The SDM nests SAR (\(\theta = 0\)), SLX (\(\rho = 0\)), and SEM (common-factor) — so we can test down from it.
| Direct | Indirect | Total | |
|---|---|---|---|
| INC | −1.03*** | −1.50* | −2.52*** |
| HOVAL | −0.28*** | +0.22 | −0.07 |
Direct effects stay near the other models; the indirect income effect is larger than in SAR (\(-0.76\)) because SDM counts both channels.
Only \(\rho\) is indispensable; \(\theta\) and \(\lambda\) survive on economics, not on a Wald test.
Act III
−1.20
SDEM income spillover, \(W\cdot INC\) (\(z = -2.10\), \(p = 0.036\)) — significant even after a spatial error term
| Effect | OLS | SAR | SEM | SLX | SDM | SDEM | GNS |
|---|---|---|---|---|---|---|---|
| INC direct | −1.60 | −1.10 | −0.94 | −1.10 | −1.03 | −1.05 | −1.03 |
| INC indirect | 0 | −0.76 | 0 | −1.40 | −1.50 | −1.20 | −1.37 |
| INC total | −1.60 | −1.86 | −0.94 | −2.50 | −2.52 | −2.26 | −2.40 |
Direct effects are stable everywhere; the spillover is where the models disagree — and SLX/SDM/SDEM/GNS all say it is large and negative.
40–55%
SDM/SDEM total income effect (\(-2.3\) to \(-2.5\)) vs the OLS estimate of \(-1.60\)
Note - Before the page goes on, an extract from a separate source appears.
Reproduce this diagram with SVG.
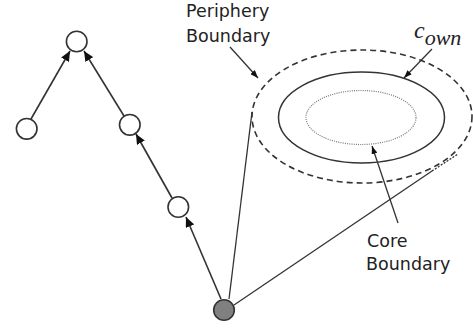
<svg xmlns="http://www.w3.org/2000/svg" width="473" height="329" viewBox="0 0 473 329">
<defs>
<marker id="ah" markerWidth="10" markerHeight="9" refX="10" refY="4.5" orient="auto" markerUnits="userSpaceOnUse">
<path d="M0,0 L10,4.5 L0,9 Z" fill="#111"/>
</marker>
<marker id="as" markerWidth="8" markerHeight="6" refX="8" refY="3" orient="auto" markerUnits="userSpaceOnUse">
<path d="M0,0 L8,3 L0,6 Z" fill="#111"/>
</marker>
</defs>
<style>
.node{fill:#fff;stroke:#333;stroke-width:1.6}
.src{fill:#808080;stroke:#333;stroke-width:1.6}
.edge{stroke:#333;stroke-width:1.6;fill:none}
.ln{stroke:#333;stroke-width:1.3;fill:none}
.lbl{font-family:"DejaVu Sans",Verdana,sans-serif;font-size:17.5px;fill:#222}
.math{font-family:"Liberation Serif","Times New Roman",serif;font-style:italic;fill:#222}
</style>
<rect width="473" height="329" fill="#fff"/>
<g id="boundaries">
<ellipse cx="362" cy="116.5" rx="110" ry="66.5" fill="none" stroke="#333" stroke-width="1.6" stroke-dasharray="6 4"/>
<ellipse cx="361.5" cy="117.5" rx="83" ry="45.5" fill="none" stroke="#333" stroke-width="1.5"/>
<ellipse cx="361" cy="117.5" rx="55" ry="27" fill="none" stroke="#777" stroke-width="1.2" stroke-dasharray="1 1.2"/>
</g>
<g id="connectors">
<line class="edge" x1="31" y1="119" x2="70" y2="51" marker-end="url(#ah)"/>
<line class="edge" x1="124" y1="116" x2="84" y2="51" marker-end="url(#ah)"/>
<line class="edge" x1="172" y1="198" x2="136" y2="134" marker-end="url(#ah)"/>
<line class="edge" x1="221" y1="299" x2="186" y2="217" marker-end="url(#ah)"/>
<line class="ln" x1="229" y1="299" x2="252" y2="112"/>
<line class="ln" x1="234" y1="305" x2="432" y2="171"/>
<line class="ln" x1="432" y1="171" x2="458" y2="154" stroke-dasharray="2 1.5"/>
<line class="ln" x1="230" y1="47" x2="258" y2="78" marker-end="url(#as)"/>
<line class="ln" x1="432" y1="49" x2="404" y2="78" marker-end="url(#as)"/>
<line class="ln" x1="398" y1="223" x2="372" y2="146" marker-end="url(#as)"/>
</g>
<g id="n-top"><circle class="node" cx="76.7" cy="41.5" r="10.3"/></g>
<g id="n-left"><circle class="node" cx="26.7" cy="128.8" r="10.3"/></g>
<g id="n-mid"><circle class="node" cx="129.8" cy="124.8" r="10.3"/></g>
<g id="n-low"><circle class="node" cx="178.3" cy="207" r="10.3"/></g>
<g id="n-src"><circle class="src" cx="224" cy="310" r="10.3"/></g>
<g id="labels">
<text class="lbl" x="186" y="17">Periphery</text>
<text class="lbl" x="186" y="42">Boundary</text>
<text class="lbl" x="367" y="247">Core</text>
<text class="lbl" x="366" y="270">Boundary</text>
<text class="math" x="414" y="38" font-size="24">c<tspan font-size="22" dy="7">own</tspan></text>
</g>
</svg>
| Param | SDM | SDEM | GNS |
|---|---|---|---|
| \(\rho\) | 0.40** | — | 0.32 (p=.74) |
| \(\lambda\) | — | 0.40** | 0.15 (p=.88) |
| \(W\cdot INC\) | −0.58 | −1.20** | −0.69 (p=.68) |
Seven spatial parameters chasing 49 observations: \(\rho\), \(\lambda\), and the \(\theta\)’s are only weakly identified together, so every one goes insignificant.
Objection. You’ve shown neighbours’ income predicts crime — surely that’s a policy lever.
Response. It is a robust spatial pattern, not a causal effect.
Treat \(-1.20\) as a well-measured association, not a treatment effect.